[WRITTEN EXERCISE] Repeat, exactly and completely, the material that follows. Omit the pictures.
----------------------------------------
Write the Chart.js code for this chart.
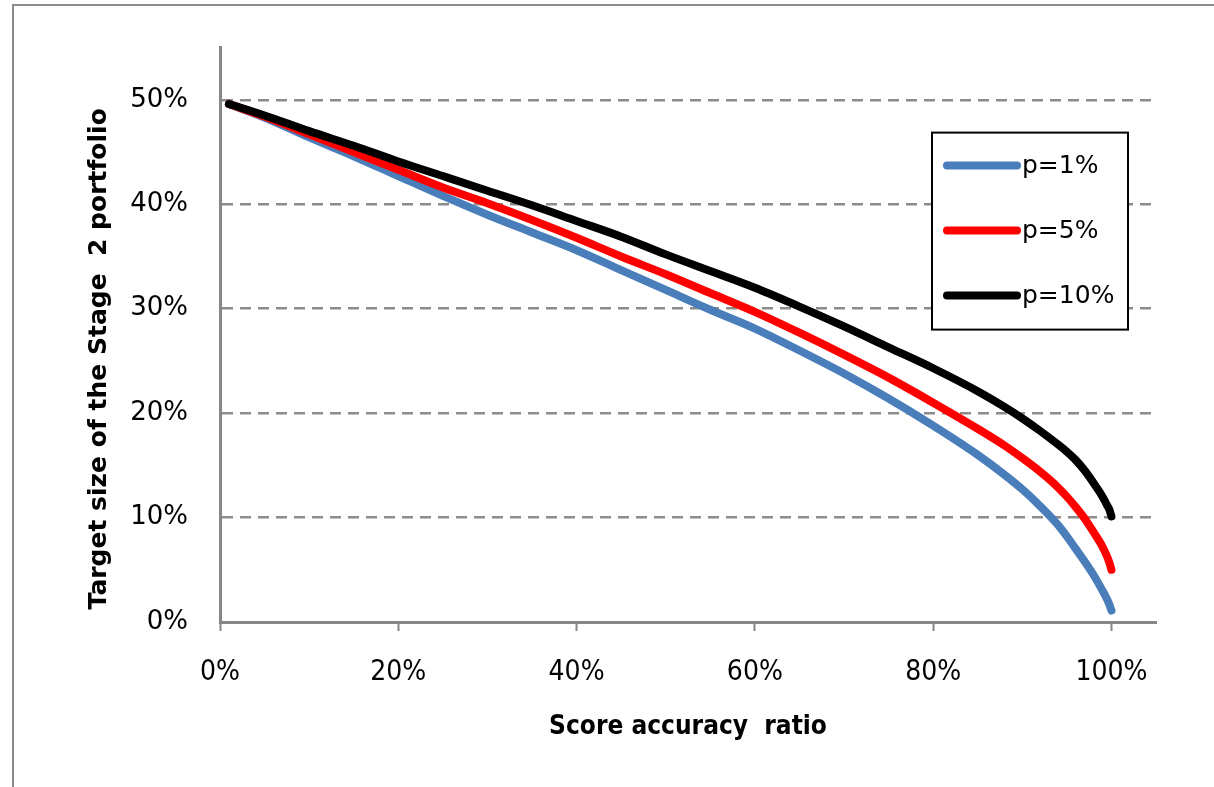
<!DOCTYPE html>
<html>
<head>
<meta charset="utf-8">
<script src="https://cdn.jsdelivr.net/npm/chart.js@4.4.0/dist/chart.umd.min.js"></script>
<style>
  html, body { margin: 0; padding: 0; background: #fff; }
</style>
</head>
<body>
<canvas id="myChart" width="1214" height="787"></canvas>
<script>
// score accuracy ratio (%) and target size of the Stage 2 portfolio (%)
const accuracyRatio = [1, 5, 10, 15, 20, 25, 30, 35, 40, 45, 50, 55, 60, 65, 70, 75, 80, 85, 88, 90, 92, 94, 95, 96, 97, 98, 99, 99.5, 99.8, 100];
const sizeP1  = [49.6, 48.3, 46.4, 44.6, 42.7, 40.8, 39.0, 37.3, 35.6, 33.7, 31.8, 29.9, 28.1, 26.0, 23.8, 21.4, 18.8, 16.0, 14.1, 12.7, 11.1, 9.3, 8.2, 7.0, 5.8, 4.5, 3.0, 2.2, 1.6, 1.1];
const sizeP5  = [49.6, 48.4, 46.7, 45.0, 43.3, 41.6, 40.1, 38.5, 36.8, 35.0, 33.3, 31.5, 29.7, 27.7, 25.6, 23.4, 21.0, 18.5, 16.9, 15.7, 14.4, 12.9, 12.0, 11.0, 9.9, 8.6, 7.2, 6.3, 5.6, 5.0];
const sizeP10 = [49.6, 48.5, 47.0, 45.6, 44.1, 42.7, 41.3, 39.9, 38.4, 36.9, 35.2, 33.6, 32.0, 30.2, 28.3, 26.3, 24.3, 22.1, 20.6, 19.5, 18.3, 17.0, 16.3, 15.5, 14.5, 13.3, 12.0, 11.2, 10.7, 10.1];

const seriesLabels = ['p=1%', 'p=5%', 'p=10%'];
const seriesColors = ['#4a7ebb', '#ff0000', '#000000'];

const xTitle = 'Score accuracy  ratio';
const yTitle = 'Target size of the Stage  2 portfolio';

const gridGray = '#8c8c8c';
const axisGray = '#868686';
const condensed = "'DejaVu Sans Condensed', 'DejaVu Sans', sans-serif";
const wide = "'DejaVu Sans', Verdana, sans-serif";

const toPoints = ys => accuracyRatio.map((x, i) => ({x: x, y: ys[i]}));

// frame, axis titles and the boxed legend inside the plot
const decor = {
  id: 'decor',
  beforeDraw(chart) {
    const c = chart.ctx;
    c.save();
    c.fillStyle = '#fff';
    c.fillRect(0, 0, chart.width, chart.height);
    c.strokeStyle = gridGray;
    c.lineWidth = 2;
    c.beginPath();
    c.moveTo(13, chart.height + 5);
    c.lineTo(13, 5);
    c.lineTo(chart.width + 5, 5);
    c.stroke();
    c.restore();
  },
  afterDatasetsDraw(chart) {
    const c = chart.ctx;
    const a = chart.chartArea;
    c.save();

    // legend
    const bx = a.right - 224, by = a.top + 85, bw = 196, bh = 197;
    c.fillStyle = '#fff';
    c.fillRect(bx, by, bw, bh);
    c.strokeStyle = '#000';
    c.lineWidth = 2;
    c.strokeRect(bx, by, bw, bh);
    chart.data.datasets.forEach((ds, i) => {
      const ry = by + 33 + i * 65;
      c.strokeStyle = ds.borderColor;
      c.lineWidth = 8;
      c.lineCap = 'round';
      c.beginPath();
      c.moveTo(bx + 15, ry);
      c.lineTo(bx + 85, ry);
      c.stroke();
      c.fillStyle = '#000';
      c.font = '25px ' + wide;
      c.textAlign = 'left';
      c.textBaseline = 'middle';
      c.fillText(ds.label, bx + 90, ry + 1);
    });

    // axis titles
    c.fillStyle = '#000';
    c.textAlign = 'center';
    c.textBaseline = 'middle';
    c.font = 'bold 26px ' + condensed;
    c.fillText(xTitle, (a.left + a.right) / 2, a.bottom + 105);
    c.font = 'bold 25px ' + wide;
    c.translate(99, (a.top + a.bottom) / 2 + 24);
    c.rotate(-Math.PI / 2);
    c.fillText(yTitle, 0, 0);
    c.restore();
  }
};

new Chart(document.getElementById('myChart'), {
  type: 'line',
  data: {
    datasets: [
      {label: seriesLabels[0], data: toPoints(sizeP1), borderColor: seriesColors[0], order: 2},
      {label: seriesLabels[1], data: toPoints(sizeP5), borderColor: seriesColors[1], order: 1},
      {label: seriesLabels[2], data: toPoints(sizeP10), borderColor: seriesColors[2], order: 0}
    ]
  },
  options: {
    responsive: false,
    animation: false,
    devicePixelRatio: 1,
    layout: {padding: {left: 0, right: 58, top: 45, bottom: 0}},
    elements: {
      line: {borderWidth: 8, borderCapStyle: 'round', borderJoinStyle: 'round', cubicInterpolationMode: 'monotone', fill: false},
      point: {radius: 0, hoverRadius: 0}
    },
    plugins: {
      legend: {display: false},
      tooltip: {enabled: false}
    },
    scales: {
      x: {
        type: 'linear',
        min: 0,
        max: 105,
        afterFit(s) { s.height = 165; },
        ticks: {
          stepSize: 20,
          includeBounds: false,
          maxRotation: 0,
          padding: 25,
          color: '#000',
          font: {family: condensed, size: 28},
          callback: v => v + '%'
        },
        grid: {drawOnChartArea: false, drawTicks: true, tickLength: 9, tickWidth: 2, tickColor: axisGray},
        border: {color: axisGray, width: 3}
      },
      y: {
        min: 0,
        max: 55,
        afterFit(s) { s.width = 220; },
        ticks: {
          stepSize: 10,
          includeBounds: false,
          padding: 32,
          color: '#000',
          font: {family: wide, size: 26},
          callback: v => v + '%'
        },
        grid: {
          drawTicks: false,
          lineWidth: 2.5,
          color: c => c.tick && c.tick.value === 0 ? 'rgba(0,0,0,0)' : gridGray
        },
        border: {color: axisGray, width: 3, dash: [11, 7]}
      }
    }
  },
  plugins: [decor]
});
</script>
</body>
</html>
----------------------------------------
[ANSWER TO THE PROBLEM]
Write the Chart.js code for this chart.
<!DOCTYPE html>
<html>
<head>
<meta charset="utf-8">
<script src="https://cdn.jsdelivr.net/npm/chart.js@4.4.0/dist/chart.umd.min.js"></script>
<style>
  html, body { margin: 0; padding: 0; background: #fff; }
</style>
</head>
<body>
<canvas id="myChart" width="1214" height="787"></canvas>
<script>
// score accuracy ratio (%) and target size of the Stage 2 portfolio (%)
const accuracyRatio = [1, 5, 10, 15, 20, 25, 30, 35, 40, 45, 50, 55, 60, 65, 70, 75, 80, 85, 88, 90, 92, 94, 95, 96, 97, 98, 99, 99.5, 99.8, 100];
const sizeP1  = [49.6, 48.3, 46.4, 44.6, 42.7, 40.8, 39.0, 37.3, 35.6, 33.7, 31.8, 29.9, 28.1, 26.0, 23.8, 21.4, 18.8, 16.0, 14.1, 12.7, 11.1, 9.3, 8.2, 7.0, 5.8, 4.5, 3.0, 2.2, 1.6, 1.1];
const sizeP5  = [49.6, 48.4, 46.7, 45.0, 43.3, 41.6, 40.1, 38.5, 36.8, 35.0, 33.3, 31.5, 29.7, 27.7, 25.6, 23.4, 21.0, 18.5, 16.9, 15.7, 14.4, 12.9, 12.0, 11.0, 9.9, 8.6, 7.2, 6.3, 5.6, 5.0];
const sizeP10 = [49.6, 48.5, 47.0, 45.6, 44.1, 42.7, 41.3, 39.9, 38.4, 36.9, 35.2, 33.6, 32.0, 30.2, 28.3, 26.3, 24.3, 22.1, 20.6, 19.5, 18.3, 17.0, 16.3, 15.5, 14.5, 13.3, 12.0, 11.2, 10.7, 10.1];

const seriesLabels = ['p=1%', 'p=5%', 'p=10%'];
const seriesColors = ['#4a7ebb', '#ff0000', '#000000'];

const xTitle = 'Score accuracy  ratio';
const yTitle = 'Target size of the Stage  2 portfolio';

const gridGray = '#8c8c8c';
const axisGray = '#868686';
const condensed = "'DejaVu Sans Condensed', 'DejaVu Sans', sans-serif";
const wide = "'DejaVu Sans', Verdana, sans-serif";

const toPoints = ys => accuracyRatio.map((x, i) => ({x: x, y: ys[i]}));

// frame, axis titles and the boxed legend inside the plot
const decor = {
  id: 'decor',
  beforeDraw(chart) {
    const c = chart.ctx;
    c.save();
    c.fillStyle = '#fff';
    c.fillRect(0, 0, chart.width, chart.height);
    c.strokeStyle = gridGray;
    c.lineWidth = 2;
    c.beginPath();
    c.moveTo(13, chart.height + 5);
    c.lineTo(13, 5);
    c.lineTo(chart.width + 5, 5);
    c.stroke();
    c.restore();
  },
  afterDatasetsDraw(chart) {
    const c = chart.ctx;
    const a = chart.chartArea;
    c.save();

    // legend
    const bx = a.right - 224, by = a.top + 85, bw = 196, bh = 197;
    c.fillStyle = '#fff';
    c.fillRect(bx, by, bw, bh);
    c.strokeStyle = '#000';
    c.lineWidth = 2;
    c.strokeRect(bx, by, bw, bh);
    chart.data.datasets.forEach((ds, i) => {
      const ry = by + 33 + i * 65;
      c.strokeStyle = ds.borderColor;
      c.lineWidth = 8;
      c.lineCap = 'round';
      c.beginPath();
      c.moveTo(bx + 15, ry);
      c.lineTo(bx + 85, ry);
      c.stroke();
      c.fillStyle = '#000';
      c.font = '25px ' + wide;
      c.textAlign = 'left';
      c.textBaseline = 'middle';
      c.fillText(ds.label, bx + 90, ry + 1);
    });

    // axis titles
    c.fillStyle = '#000';
    c.textAlign = 'center';
    c.textBaseline = 'middle';
    c.font = 'bold 26px ' + condensed;
    c.fillText(xTitle, (a.left + a.right) / 2, a.bottom + 105);
    c.font = 'bold 25px ' + wide;
    c.translate(99, (a.top + a.bottom) / 2 + 24);
    c.rotate(-Math.PI / 2);
    c.fillText(yTitle, 0, 0);
    c.restore();
  }
};

new Chart(document.getElementById('myChart'), {
  type: 'line',
  data: {
    datasets: [
      {label: seriesLabels[0], data: toPoints(sizeP1), borderColor: seriesColors[0], order: 2},
      {label: seriesLabels[1], data: toPoints(sizeP5), borderColor: seriesColors[1], order: 1},
      {label: seriesLabels[2], data: toPoints(sizeP10), borderColor: seriesColors[2], order: 0}
    ]
  },
  options: {
    responsive: false,
    animation: false,
    devicePixelRatio: 1,
    layout: {padding: {left: 0, right: 58, top: 45, bottom: 0}},
    elements: {
      line: {borderWidth: 8, borderCapStyle: 'round', borderJoinStyle: 'round', cubicInterpolationMode: 'monotone', fill: false},
      point: {radius: 0, hoverRadius: 0}
    },
    plugins: {
      legend: {display: false},
      tooltip: {enabled: false}
    },
    scales: {
      x: {
        type: 'linear',
        min: 0,
        max: 105,
        afterFit(s) { s.height = 165; },
        ticks: {
          stepSize: 20,
          includeBounds: false,
          maxRotation: 0,
          padding: 25,
          color: '#000',
          font: {family: condensed, size: 28},
          callback: v => v + '%'
        },
        grid: {drawOnChartArea: false, drawTicks: true, tickLength: 9, tickWidth: 2, tickColor: axisGray},
        border: {color: axisGray, width: 3}
      },
      y: {
        min: 0,
        max: 55,
        afterFit(s) { s.width = 220; },
        ticks: {
          stepSize: 10,
          includeBounds: false,
          padding: 32,
          color: '#000',
          font: {family: wide, size: 26},
          callback: v => v + '%'
        },
        grid: {
          drawTicks: false,
          lineWidth: 2.5,
          color: c => c.tick && c.tick.value === 0 ? 'rgba(0,0,0,0)' : gridGray
        },
        border: {color: axisGray, width: 3, dash: [11, 7]}
      }
    }
  },
  plugins: [decor]
});
</script>
</body>
</html>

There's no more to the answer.